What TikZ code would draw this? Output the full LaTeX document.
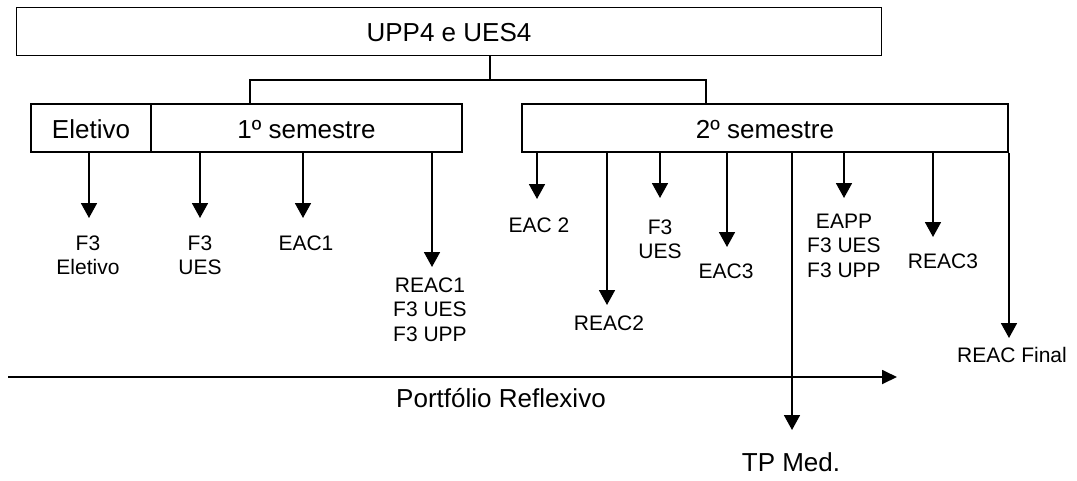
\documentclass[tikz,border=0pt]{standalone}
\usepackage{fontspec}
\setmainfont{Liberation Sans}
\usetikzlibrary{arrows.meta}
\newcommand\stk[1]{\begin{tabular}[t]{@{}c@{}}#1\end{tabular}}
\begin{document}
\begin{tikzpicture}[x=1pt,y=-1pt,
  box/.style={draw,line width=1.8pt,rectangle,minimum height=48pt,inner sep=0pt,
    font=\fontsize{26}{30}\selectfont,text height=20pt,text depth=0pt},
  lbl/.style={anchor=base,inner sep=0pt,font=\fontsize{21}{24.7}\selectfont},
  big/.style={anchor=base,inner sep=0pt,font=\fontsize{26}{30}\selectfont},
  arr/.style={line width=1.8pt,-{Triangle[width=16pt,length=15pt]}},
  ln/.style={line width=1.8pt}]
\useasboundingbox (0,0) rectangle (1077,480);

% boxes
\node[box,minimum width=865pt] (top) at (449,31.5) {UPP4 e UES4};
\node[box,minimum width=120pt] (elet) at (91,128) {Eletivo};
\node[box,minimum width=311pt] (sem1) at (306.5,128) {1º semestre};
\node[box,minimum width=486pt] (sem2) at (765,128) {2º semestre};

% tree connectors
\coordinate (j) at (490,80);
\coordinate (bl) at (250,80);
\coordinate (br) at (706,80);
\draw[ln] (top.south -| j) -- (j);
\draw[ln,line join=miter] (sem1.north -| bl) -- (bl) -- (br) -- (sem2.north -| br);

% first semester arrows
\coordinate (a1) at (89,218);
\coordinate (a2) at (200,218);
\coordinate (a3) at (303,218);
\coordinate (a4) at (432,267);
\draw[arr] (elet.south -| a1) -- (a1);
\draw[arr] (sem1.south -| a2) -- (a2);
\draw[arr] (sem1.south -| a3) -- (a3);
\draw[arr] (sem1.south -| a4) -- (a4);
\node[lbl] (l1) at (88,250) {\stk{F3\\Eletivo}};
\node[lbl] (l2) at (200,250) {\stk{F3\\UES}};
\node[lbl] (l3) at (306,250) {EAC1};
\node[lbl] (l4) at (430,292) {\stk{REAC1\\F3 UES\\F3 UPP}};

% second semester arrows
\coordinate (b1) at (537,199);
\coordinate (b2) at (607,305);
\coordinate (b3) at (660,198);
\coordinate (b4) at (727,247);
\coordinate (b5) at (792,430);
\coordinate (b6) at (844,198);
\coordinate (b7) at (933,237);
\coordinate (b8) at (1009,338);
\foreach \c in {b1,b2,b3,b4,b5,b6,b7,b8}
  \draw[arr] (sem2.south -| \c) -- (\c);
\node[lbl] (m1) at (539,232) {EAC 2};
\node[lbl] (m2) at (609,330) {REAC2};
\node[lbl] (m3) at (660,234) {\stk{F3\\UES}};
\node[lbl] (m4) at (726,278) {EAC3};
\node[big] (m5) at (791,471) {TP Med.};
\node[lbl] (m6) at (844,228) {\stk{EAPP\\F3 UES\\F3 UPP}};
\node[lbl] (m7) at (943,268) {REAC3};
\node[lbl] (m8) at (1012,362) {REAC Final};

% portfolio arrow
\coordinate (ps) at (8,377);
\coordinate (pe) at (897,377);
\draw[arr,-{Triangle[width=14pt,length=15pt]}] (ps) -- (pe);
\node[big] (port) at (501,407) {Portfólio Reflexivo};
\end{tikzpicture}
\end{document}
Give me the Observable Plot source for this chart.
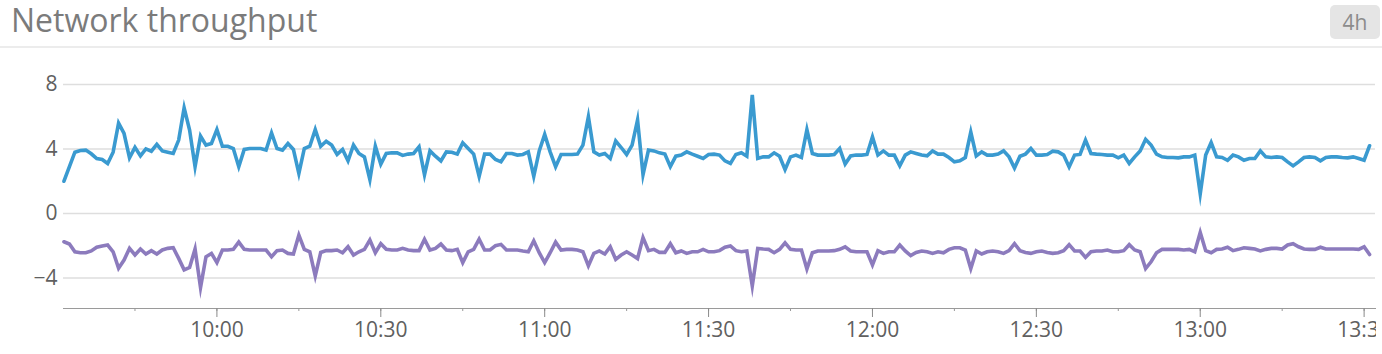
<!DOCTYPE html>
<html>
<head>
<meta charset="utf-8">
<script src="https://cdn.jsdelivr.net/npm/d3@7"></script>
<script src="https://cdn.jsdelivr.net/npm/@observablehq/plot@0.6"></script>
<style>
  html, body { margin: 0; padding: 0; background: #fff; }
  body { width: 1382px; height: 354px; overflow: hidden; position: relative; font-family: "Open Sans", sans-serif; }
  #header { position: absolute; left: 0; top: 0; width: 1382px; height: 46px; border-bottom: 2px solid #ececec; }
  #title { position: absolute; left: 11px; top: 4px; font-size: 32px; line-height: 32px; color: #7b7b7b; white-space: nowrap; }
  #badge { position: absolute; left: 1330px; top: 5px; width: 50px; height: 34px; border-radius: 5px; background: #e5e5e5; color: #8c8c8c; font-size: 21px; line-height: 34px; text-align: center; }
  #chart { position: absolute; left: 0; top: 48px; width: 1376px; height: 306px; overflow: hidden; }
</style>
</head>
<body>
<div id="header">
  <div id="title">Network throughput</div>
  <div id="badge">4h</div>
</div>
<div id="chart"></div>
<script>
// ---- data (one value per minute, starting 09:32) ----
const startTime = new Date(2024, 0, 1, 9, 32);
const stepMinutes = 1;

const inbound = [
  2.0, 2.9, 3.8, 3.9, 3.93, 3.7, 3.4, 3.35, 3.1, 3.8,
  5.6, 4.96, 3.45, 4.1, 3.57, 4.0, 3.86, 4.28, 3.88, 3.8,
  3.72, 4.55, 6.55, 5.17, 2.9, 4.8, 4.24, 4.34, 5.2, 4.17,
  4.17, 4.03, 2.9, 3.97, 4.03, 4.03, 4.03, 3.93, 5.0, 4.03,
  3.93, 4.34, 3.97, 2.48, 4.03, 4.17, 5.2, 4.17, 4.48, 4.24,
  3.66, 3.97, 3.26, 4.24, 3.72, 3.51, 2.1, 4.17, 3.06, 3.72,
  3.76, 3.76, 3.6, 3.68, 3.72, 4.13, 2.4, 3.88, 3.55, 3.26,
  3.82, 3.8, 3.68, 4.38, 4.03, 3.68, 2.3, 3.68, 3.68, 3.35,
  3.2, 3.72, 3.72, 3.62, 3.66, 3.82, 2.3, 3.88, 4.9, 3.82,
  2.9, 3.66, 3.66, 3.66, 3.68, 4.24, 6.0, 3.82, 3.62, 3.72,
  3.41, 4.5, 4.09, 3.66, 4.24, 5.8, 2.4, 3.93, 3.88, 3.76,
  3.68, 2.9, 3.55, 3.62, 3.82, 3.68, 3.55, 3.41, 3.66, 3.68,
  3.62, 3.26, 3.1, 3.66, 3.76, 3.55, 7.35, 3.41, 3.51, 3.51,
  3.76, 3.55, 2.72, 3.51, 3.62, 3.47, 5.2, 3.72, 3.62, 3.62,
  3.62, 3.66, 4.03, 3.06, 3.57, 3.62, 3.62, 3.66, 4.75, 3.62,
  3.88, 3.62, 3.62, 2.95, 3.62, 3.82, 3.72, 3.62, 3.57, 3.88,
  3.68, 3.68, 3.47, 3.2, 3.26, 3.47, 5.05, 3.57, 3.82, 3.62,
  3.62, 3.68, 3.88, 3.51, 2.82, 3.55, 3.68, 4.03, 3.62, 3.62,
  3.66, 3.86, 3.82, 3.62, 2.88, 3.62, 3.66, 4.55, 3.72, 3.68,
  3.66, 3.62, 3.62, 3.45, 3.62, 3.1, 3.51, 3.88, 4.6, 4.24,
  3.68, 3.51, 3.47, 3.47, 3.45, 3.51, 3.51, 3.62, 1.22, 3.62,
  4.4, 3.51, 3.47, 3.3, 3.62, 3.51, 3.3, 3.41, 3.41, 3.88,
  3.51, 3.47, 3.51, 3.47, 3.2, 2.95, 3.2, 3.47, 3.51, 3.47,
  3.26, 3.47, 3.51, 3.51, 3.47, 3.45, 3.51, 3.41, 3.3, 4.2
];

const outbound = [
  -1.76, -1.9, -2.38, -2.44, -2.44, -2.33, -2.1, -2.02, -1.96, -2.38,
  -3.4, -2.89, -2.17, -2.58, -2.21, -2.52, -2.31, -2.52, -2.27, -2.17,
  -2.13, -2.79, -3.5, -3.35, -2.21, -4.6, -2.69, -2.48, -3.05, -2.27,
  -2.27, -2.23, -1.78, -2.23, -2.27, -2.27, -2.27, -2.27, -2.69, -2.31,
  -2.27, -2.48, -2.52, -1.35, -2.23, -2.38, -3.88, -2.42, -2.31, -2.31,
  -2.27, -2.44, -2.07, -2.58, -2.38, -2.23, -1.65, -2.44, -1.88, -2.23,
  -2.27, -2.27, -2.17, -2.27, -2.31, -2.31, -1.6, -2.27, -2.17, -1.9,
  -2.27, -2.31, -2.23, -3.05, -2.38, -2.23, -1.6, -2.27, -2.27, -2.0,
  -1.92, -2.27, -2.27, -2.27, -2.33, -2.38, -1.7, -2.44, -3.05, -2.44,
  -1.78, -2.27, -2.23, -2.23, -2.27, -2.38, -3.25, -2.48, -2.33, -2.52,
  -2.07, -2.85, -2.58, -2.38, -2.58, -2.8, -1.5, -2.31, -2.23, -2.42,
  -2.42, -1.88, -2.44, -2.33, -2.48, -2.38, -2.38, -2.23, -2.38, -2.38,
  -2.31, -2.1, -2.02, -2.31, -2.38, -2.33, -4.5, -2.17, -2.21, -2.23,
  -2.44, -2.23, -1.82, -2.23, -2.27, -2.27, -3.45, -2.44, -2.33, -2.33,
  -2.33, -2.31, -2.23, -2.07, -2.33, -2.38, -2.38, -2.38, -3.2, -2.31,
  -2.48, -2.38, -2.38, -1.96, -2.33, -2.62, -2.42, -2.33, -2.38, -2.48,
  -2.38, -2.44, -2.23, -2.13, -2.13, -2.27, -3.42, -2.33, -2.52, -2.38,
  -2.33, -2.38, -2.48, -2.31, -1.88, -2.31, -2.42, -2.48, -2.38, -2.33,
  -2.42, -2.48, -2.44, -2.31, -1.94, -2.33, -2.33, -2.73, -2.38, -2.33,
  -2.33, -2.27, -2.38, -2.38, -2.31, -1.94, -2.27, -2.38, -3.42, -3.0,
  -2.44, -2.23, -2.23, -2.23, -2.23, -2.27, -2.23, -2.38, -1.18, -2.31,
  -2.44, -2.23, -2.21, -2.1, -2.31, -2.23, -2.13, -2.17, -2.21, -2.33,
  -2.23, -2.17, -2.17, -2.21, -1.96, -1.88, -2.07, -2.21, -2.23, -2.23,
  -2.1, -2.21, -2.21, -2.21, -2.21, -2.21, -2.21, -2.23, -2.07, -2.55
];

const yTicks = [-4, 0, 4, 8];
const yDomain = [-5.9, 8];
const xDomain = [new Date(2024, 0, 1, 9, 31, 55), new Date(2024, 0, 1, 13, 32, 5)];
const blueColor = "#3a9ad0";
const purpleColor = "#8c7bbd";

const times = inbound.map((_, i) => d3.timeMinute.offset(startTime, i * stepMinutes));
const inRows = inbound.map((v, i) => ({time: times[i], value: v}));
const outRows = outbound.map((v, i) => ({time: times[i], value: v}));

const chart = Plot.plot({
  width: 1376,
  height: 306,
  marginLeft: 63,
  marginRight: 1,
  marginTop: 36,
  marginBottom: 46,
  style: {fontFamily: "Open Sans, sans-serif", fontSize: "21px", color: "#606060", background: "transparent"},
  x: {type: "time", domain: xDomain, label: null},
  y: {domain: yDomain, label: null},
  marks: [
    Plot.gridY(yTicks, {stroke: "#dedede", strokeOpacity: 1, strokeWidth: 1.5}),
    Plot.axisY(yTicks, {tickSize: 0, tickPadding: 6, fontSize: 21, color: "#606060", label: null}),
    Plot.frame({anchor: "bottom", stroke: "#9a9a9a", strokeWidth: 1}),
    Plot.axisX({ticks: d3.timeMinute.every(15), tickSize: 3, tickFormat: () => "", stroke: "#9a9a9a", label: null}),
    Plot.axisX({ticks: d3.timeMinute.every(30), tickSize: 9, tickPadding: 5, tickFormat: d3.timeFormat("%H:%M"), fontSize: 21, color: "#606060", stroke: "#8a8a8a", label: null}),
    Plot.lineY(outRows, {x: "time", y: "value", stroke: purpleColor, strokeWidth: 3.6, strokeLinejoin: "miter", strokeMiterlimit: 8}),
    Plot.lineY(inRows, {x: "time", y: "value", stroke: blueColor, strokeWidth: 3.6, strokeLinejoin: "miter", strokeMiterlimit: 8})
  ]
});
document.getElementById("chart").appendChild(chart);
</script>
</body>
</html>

┄┄┄┄┄┄┄┄┄┄

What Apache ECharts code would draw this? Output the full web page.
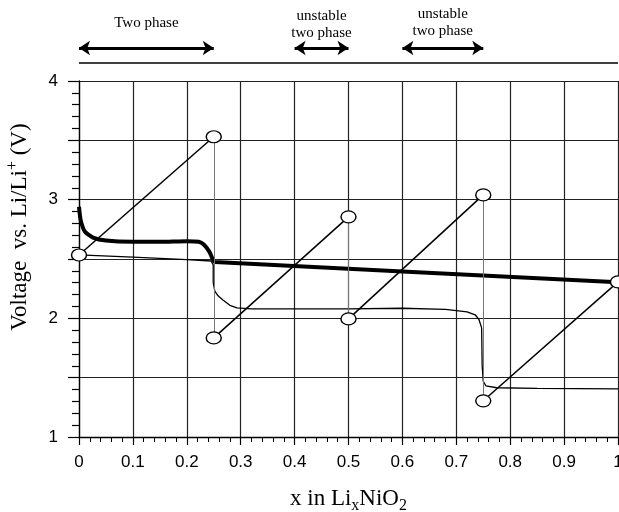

┄┄┄┄┄┄┄┄┄┄

### EXERCISE OBJECTIVE
Make an exact copy of the lines from the one holding "What TikZ code" through the one holding "(0,0) rectangle (1077,480);", end lines included, without the pictures.

### WORKED SOLUTION
What TikZ code would draw this? Output the full LaTeX document.
\documentclass[tikz,border=0pt]{standalone}
\usepackage{fontspec}
\setmainfont{Liberation Sans}
\usetikzlibrary{arrows.meta}
\newcommand\stk[1]{\begin{tabular}[t]{@{}c@{}}#1\end{tabular}}
\begin{document}
\begin{tikzpicture}[x=1pt,y=-1pt,
  box/.style={draw,line width=1.8pt,rectangle,minimum height=48pt,inner sep=0pt,
    font=\fontsize{26}{30}\selectfont,text height=20pt,text depth=0pt},
  lbl/.style={anchor=base,inner sep=0pt,font=\fontsize{21}{24.7}\selectfont},
  big/.style={anchor=base,inner sep=0pt,font=\fontsize{26}{30}\selectfont},
  arr/.style={line width=1.8pt,-{Triangle[width=16pt,length=15pt]}},
  ln/.style={line width=1.8pt}]
\useasboundingbox (0,0) rectangle (1077,480);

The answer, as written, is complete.